Le Vice opère essentiellement une confusion entre les deux pôles opposés que la tradition religieuse avait pris soin de distinguer et argue de la nécessité pour ses victimes de vivre dans le monde et d'embrasser les valeurs mondaines. Par une perversion du discours officiel ce personnage rend une place importante au réalisme et au monde dans le texte théâtral 374 . Il agit souvent comme un index faisant apparaître la polysémie inhérente au langage en action, ce que M. Bakhtine appelle "hétéroglossie", repérée dans sa poétique par les notions de "dialogisme " et de "carnaval". Les détournements qu'opère le Vice relèvent en grande partie des procédés parodiques, contre-chants venant en regard du chant principal, sortes de dédoublements de la conscience qui cherche les limites, les côtés comiques du discours. La parodie , comme bien d'autres pratiques intertextuelles, travaille en profondeur notre culture. Au Moyen Age et à la Renaissance, c'est toute une culture populaire et cléricale qui se développe autour de la parodie des cérémonies et des textes religieux lors de certaines fêtes comme Carnaval ou la tradition festive du "Boy Bishop", ou encore les réjouissances de Noël placées sous l'autorité bouffonne d'un "Lord of Misrule " à la cour et chez les grands personnages du royaume ainsi que chez les étudiants de Londres, d'Oxford et de Cambridge 375 . Analogues à la Fête des Fous célébrée par le bas clergé dans les pays d'Europe continentale, ces fêtes sont imprégnées de l'esprit parodique, du goût du scatologique et de l'obscène et du droit à la liberté de parole, lorsque cette dernière s'exprime à travers des propos décousus qui symbolisent le dérangement mental lié à la folie.

La parodie ne s'arroge pas forcément une autorité supérieure à celle de sa cible, et n'est pas nécessairement une pratique dénigrante et arrogante, mais sa puissance d'opposition et de négation est indéniable. Les moyens mis en œuvre sont souvent variés : l'exagération (dans la stylisation) et la réflexivité, l'inversion et la négation, l'adaptation par le biais de la recontextualisation et l'anachronisme.

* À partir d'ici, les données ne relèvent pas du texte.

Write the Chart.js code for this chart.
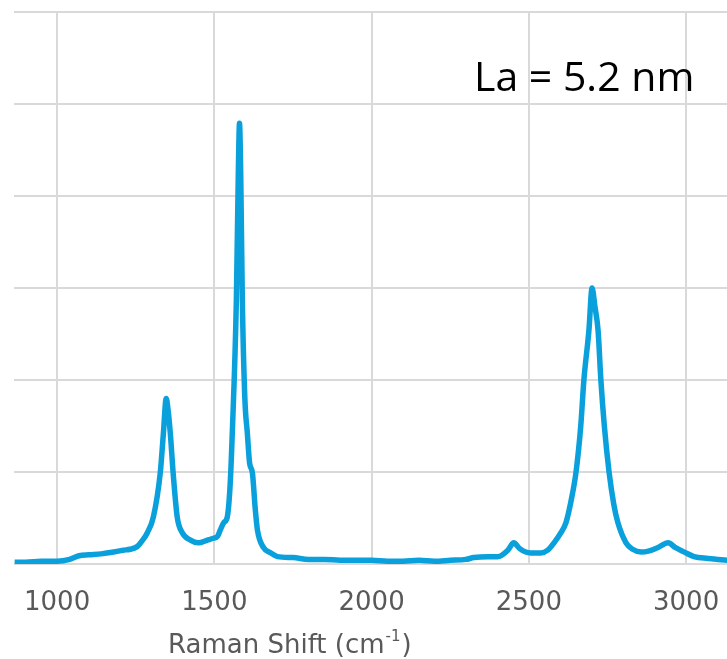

Une communication de type intertextuel parodique ne peut réussir que si elle s'adresse à un destinataire suffisamment cultivé et doué de mémoire pour percevoir les textes cachés sous le texte-palimpseste , suffisamment sensible au comique, au ludique et au satirique que véhicule la parodie. Nous estimons que le personnage Vice du théâtre Tudor avait bien habitué ses spectateurs-auditeurs à identifier ses "hypotextes" 376 et signaux destinés à orienter sa réception. Shakespeare exploite habilement l'horizon d'attente du spectateur élisabéthain habitué aux conventions du théâtre populaire. La logique de la dérision fait partie intégrante de la vision tragi-comique carnavalesque dans 1 & 2 Henry IV où le grotesque , le bouffon et le burlesque s'opposent au style classique et héroïque pour conduire le spectateur par des voies mystérieuses (mais conventionnelles) à un déchiffrement des lois de l'univers, à la découverte du vrai par l'entremise de la parodie et du bon usage de la folie, ce masque de la sagesse.

Notes
374.

Ce terme est à comprendre dans toute son épaisseur, renfermant le dialogue et les didascalies. Voir à ce sujet l'analyse d'Anne Ubersfeld dans Lire le théâtre, Paris: Editions Sociales, 1978, dans le chapitre intitulé "Texte-Représentation", pp. 13-57.

375.

Voir à ce sujet F. Laroque, Shakespeare et la Fête, pp. 35-78.

376.

Terminologie genettienne : l'"hypertextualité", notion équivalente à "intertextualité", le nom sous lequel Julia Kristeva répandit en France le dialogisme bakhtinien, est définie comme la relation qui réunit un texte B ("hypertexte ") à un texte antérieur A ("hypotexte ") "sur lequel il se greffe d'une manière qui n'est pas celle de commentaire". Voir l'essai de Gérard Genette Palimpsestes. La littérature au second degré, Paris: Editions du Seuil, 1982, p. 13.